══ Exercise data
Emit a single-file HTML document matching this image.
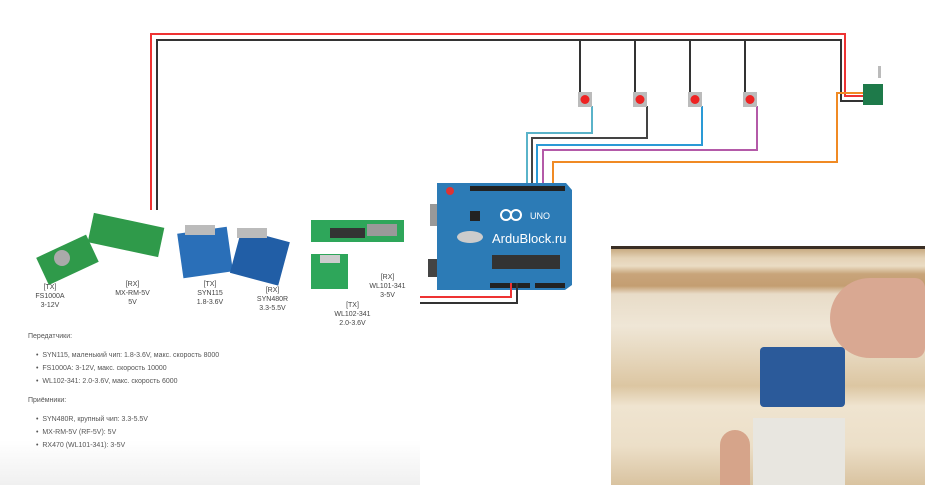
════
══ Exercise data
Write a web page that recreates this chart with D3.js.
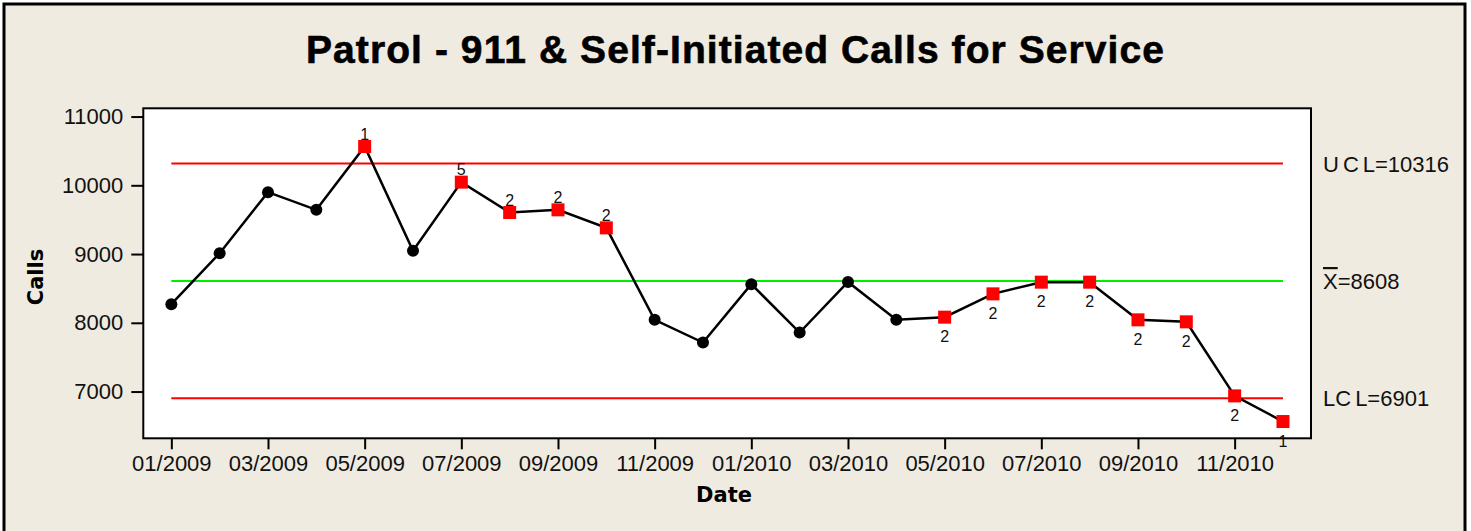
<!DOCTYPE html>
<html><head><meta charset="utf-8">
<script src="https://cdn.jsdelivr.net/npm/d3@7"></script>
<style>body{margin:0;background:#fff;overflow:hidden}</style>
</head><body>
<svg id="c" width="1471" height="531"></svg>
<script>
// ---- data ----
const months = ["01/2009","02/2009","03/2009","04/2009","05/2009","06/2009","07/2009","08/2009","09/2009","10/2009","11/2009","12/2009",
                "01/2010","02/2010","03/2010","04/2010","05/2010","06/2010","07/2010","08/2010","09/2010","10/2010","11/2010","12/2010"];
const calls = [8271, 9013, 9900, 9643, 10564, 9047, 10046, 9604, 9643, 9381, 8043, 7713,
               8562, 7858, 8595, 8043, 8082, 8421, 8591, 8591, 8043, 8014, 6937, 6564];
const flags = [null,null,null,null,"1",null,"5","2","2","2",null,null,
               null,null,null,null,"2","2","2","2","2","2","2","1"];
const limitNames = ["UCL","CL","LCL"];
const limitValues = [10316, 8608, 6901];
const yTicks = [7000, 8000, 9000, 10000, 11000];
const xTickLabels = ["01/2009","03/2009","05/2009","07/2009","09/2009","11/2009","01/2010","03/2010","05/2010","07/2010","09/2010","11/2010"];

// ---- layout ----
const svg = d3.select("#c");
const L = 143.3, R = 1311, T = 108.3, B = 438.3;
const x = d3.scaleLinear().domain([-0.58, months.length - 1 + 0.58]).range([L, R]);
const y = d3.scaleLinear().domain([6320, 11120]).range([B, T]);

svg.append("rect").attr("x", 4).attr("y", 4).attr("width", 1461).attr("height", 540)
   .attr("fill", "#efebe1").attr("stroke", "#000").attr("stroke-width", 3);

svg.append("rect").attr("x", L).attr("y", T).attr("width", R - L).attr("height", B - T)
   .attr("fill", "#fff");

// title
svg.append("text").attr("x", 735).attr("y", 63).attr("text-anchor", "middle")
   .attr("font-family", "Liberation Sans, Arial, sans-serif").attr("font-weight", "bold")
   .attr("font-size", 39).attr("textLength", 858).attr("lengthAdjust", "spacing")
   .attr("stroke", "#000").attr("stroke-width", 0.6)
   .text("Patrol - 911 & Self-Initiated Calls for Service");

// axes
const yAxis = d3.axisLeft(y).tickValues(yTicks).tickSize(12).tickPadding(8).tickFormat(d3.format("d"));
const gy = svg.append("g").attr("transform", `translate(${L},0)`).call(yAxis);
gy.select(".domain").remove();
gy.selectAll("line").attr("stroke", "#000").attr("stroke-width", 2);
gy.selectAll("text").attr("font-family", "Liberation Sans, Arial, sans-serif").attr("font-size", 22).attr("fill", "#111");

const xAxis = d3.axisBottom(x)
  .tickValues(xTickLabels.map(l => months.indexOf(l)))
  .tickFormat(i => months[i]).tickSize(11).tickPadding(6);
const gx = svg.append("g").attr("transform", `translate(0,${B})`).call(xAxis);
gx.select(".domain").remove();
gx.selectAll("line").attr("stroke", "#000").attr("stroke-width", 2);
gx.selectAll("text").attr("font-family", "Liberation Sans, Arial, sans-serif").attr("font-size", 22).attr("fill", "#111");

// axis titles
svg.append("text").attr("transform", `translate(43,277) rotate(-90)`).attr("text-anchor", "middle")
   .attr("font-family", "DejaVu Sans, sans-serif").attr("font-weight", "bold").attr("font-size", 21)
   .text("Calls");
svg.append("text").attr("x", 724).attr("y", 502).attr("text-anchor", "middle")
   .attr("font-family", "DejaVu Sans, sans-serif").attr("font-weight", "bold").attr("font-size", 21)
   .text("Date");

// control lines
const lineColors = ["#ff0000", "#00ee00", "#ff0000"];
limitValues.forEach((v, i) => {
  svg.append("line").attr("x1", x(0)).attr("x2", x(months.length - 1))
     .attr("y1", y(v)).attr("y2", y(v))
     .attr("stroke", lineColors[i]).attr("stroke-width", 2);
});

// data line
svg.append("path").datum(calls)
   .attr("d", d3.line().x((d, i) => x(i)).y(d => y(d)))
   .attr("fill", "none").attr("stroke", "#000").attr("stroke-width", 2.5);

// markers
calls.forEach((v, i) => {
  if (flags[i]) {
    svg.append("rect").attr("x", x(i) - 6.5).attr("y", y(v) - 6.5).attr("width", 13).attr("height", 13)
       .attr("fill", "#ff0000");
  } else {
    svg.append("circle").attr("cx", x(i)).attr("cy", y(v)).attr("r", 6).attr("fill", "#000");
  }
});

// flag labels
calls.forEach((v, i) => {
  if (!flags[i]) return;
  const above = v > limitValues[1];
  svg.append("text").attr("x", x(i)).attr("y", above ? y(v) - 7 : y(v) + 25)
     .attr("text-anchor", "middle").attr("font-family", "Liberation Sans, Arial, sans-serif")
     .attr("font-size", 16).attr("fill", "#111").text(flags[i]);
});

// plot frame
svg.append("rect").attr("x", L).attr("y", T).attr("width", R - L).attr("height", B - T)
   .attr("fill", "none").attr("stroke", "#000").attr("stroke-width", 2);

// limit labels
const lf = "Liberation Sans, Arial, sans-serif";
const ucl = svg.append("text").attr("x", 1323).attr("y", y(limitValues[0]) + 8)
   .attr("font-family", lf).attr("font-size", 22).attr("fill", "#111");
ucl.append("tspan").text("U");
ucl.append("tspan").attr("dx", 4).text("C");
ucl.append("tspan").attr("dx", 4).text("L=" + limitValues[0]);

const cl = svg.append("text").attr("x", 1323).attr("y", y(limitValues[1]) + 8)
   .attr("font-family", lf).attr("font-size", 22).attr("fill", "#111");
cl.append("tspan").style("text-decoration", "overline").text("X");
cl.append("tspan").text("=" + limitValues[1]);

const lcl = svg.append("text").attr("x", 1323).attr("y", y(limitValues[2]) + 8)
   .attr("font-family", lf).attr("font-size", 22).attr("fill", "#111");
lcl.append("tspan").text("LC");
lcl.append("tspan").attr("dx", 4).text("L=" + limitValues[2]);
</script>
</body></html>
════
__Given instruction__:
Find how many lines in the listing hold "this", and reply with that number only.

__Correct output__:
2